Like a lot of people in the US of A, I am taking a long weekend. Posting may be a little light for a bit. So here’s an open thread for everyone else taking a long weekend. Or not. Use this thread for anything that’s not personal. Like misogyny, politics, kitties, you know the drill. (Though kitties are welcome in all threads, of course.)
I am hoping my long weekend turns out a bit better than that of the people in the Australian movie of that name from 1978, which I keep meaning to see. Apparently their little beach vacation doesn’t go so well, and they are attacked by … nature? At one point, I believe, they face off against an enraged dugong. (No, really.) The movie was recently remade, but apparently the remake wasn’t as good.

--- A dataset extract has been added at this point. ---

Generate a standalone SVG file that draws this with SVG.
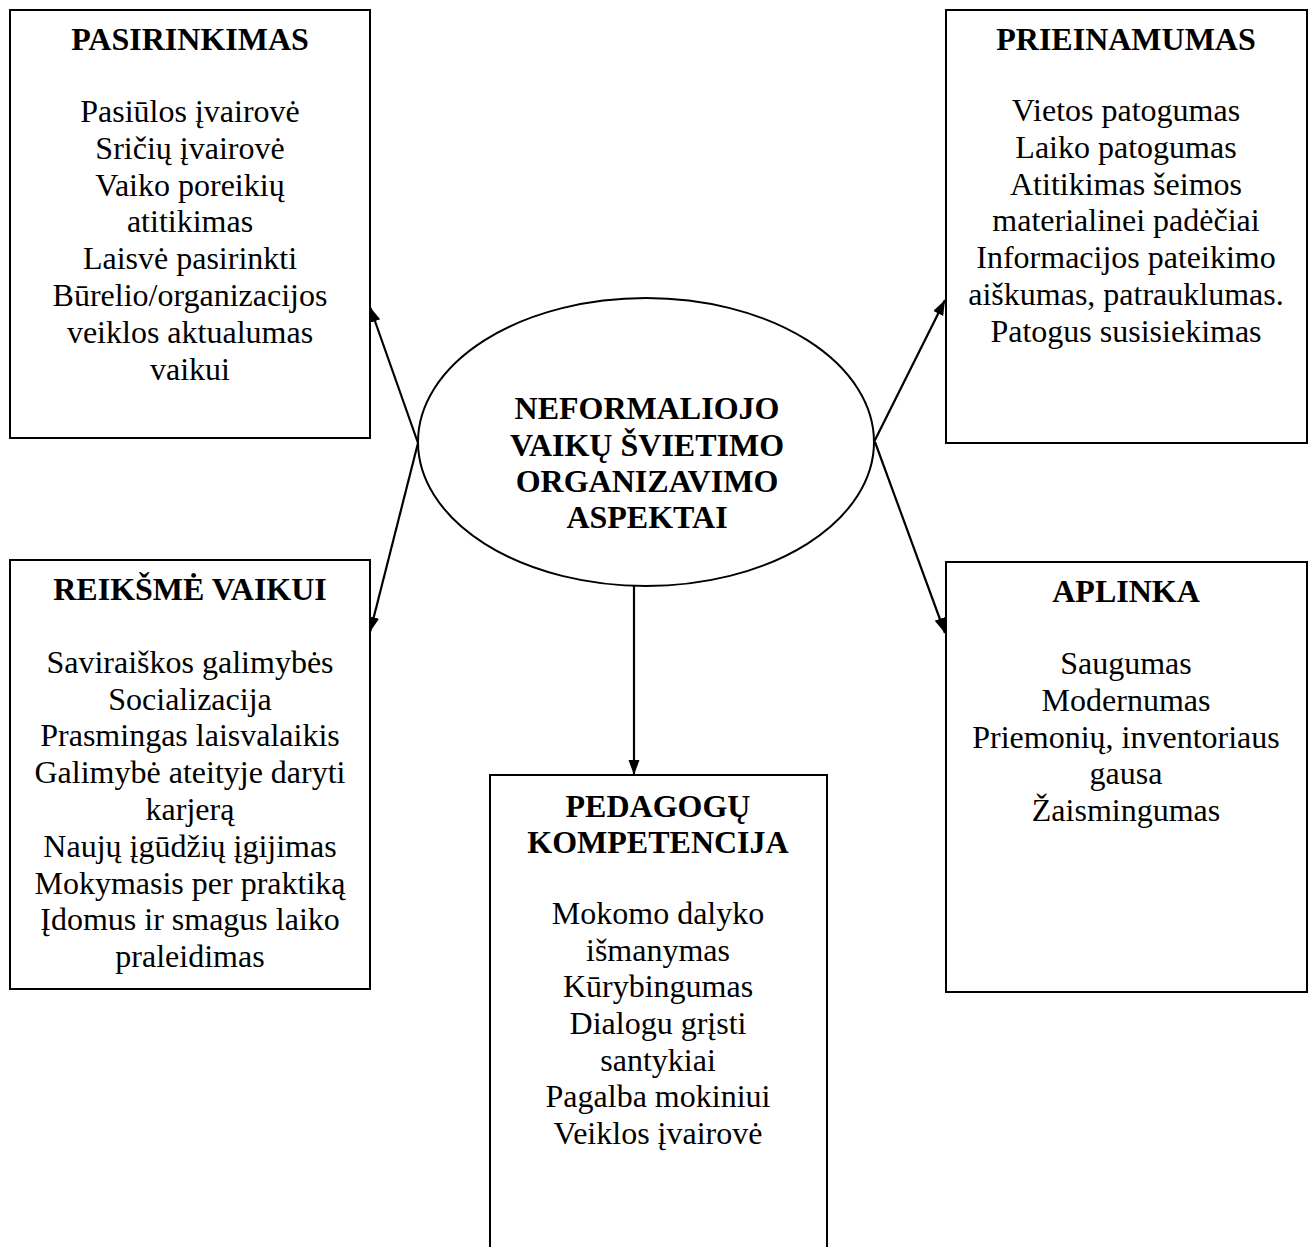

Stay tuned for more reviews of movies I haven’t seen and that I’m just giving vague impressions of based on things I’ve heard somewhere.
@ Ally
Pre de Provence is the most moisturizing soap I’ve tried. If you want moisturizing but still want to exfoliate the honey almond is perfect, and they all smell really good.
I like the Milk and the Linden PdP soaps. Sandalwood’s another fave.
There is another way to cut OF off–David, could you please put his ass back on mod? It’s not that I can’t handle his… uh, “truth,” I’m just sick of him.
@Hellkell:
“Funny, because I’m pretty sure trying to trick a woman into sex through game would be classified as An Embarrassment to The Corps. Guess you were absent that day.”
O: Wait, I thought we wasn’t making any appeal to authority? 😉
Anyway…please define “trick”?
“OK, you guys–I just tried to explain OF to Mr. HK, and got an incredulous “Men’s Right’s… WHAT?”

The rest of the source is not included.